品よく見やすい現代的なセクターダイヤル
今年のショパールは例年に増して威勢がいい。ショパールの伝説を作った4重香箱搭載の“クアトロ”をはじめ、世界で最も厳格な品質基準をクリアした“カリテ フルリエ”、複雑機構のミニッツリピーターを備えた“フル ストライク”など、これまでの画期的な機構開発を総括するかのような新作展開となった。
一方で、デイリーに使用できるモデルでも新味を携えた力作が多数登場した。まず目を引くのが、「L.U.C XPS フォレスト グリーン」である。L.U.Cとは、ショパールの創業者のイニシャルに由来するネーミングであり、現代のマニュファクチュール・ショパールの頂点に位置する本格機械式時計のコレクション。その中で、薄型ケースとスモールセコンドを備えた「XPS」モデルから、新しいケースとダイヤルを備えたモデルが登場した。
ケースは80%以上がリサイクル素材から成る独自合金のルーセントスティール製。ショパールが意欲的に取り組むサステナビリティーをさらに推し進める。そこに合わせたのは、分目盛りを2重に配したような独特なトラックデザインのダイヤル。これは同心円状に時表示と分表示の2つの目盛りを備えたダイヤル、通称“セクターダイヤル”に想を得たもの。1930年代によく見られたそのダイヤルをベースに、目盛りの細さ・長さのアレンジや、ダークグリーンカラーの採用などでモダナイズを図った。
そしてL.U.Cの最大の特徴といえるのが、ムーブメントのクオリティーの高さである。このモデルに搭載されたキャリバー L.U.C 96.12-Lもその例に漏れず、コンパクトな設計でありながら積載式2重香箱などの採用により65時間のパワーリザーブを有する。

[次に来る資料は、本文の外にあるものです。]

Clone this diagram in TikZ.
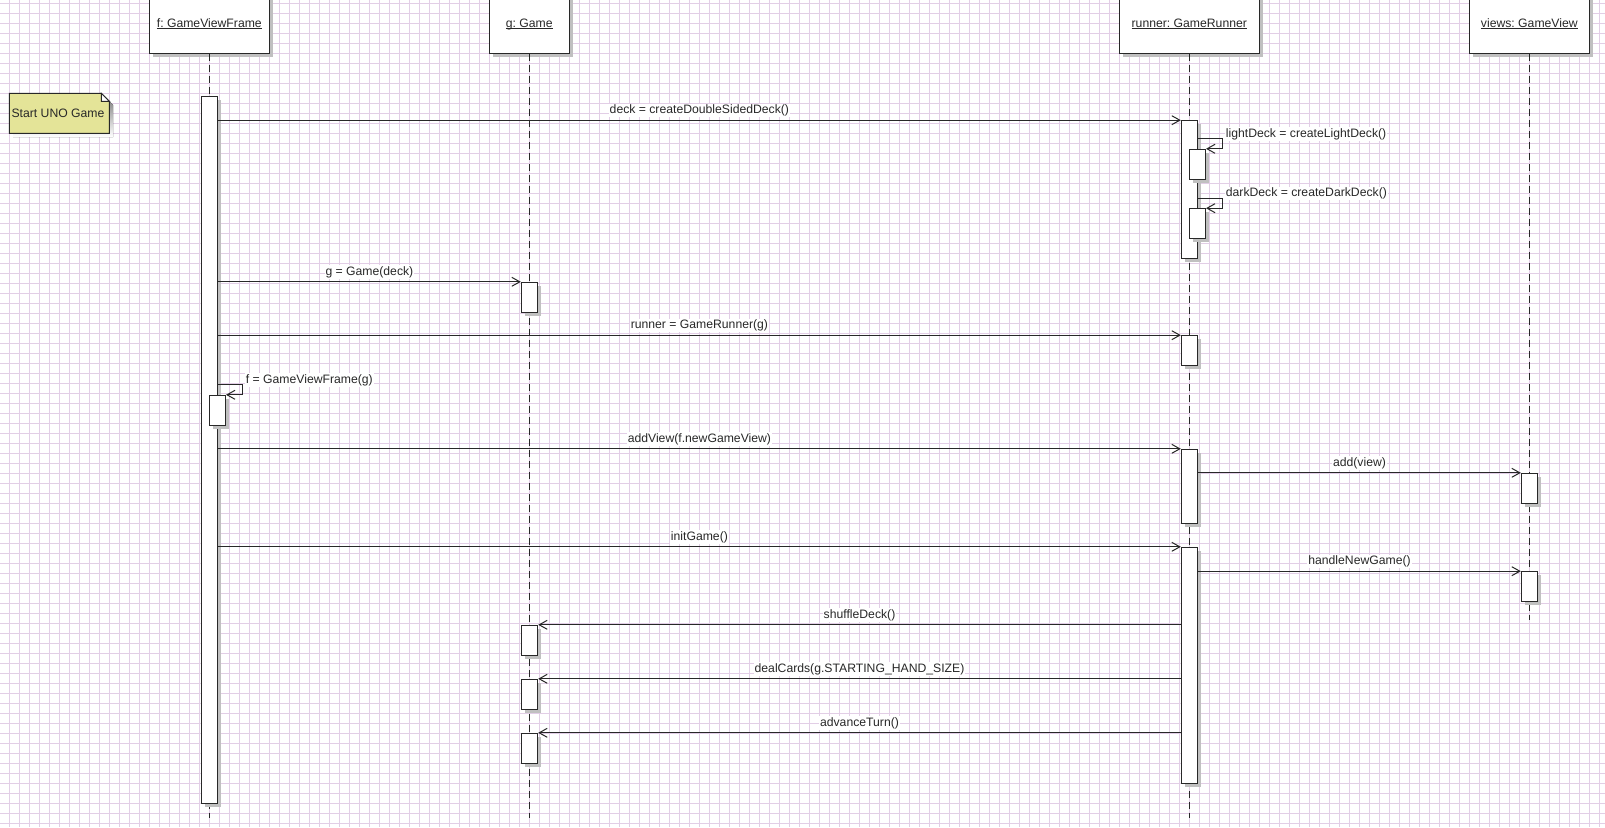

COSC認定取得の高性能に加え、仕上げの美しさもまた何ともL.U.Cキャリバーらしい。
軽量で快適、落ち着きのあるローヌブルーも軽妙
続いて取り上げるのは、2019年に誕生し、早くもブランドのピラーコレクションとなっている「アルパイン イーグル」から登場した「アルパイン イーグル XL クロノ」。このクロノグラフは大半がルーセントスティール製ケースでの展開だったが、今年は質感に優れるグレード5チタン製ケースのモデルが登場した。
軽量で耐傷性に優れるチタンケースは、美しくも軽快なデザインを特徴とするこのモデルに格好のマテリアル。そこにアルプスを流れるローヌ川をイメージソースとした新しいカラー、ローヌブルーのダイヤルを組み合わせた。わずかにカーブしたサンバーストモチーフの装飾はこのコレクションの特徴であると同時に、川の流れも想起させるようで趣深い。
内部に搭載するのは、フライバッククロノグラフ付きのキャリバー Chopard 03.05-C。クロノグラフのストップ、リセット、再スタートの動作をワンプッシュで行うことができる。2016年にCOSC認証を取得して登場して以来、信頼性に定評のあるムーブメントである。
構造の美しさも感じられるシースルー仕様
最後に、アルパイン イーグルからもう1モデル。前述したモデルと同じグレード5のチタン製ケースでありながら、全く印象が異なるのが「アルパイン イーグル 41 XP TT」だ。
ショパールが製造するキャリバーの中で最上位に位置するL.U.Cキャリバーは、コート・ド・ジュネーブやペルラージュといった伝統的な仕上げの美しさが光るものが多い。それらとは別のテイストの美しさを追求したのが、この新作に搭載されたキャリバー L.U.C 96.17-Sである。
サンドブラスト仕上げの地板やブリッジには、肉抜きをするかのように同心円状のオープンワークを施し、そのムーブメントが時計表面からも見えるようにダイヤルを完全に省略。アルパイン イーグルのアクティブな外装デザインとモダンな構造のムーブメントが相まって、コンテンポラリーな印象へと仕上げられた。インパクトが強そうなフェイスに思えるが、時計全体をシルバー系のカラーでまとめ、ケースは8mm厚と薄型の設計。過剰に主張することなく、全体を調和させることを重視したこのバランス感覚がいかにもショパールである。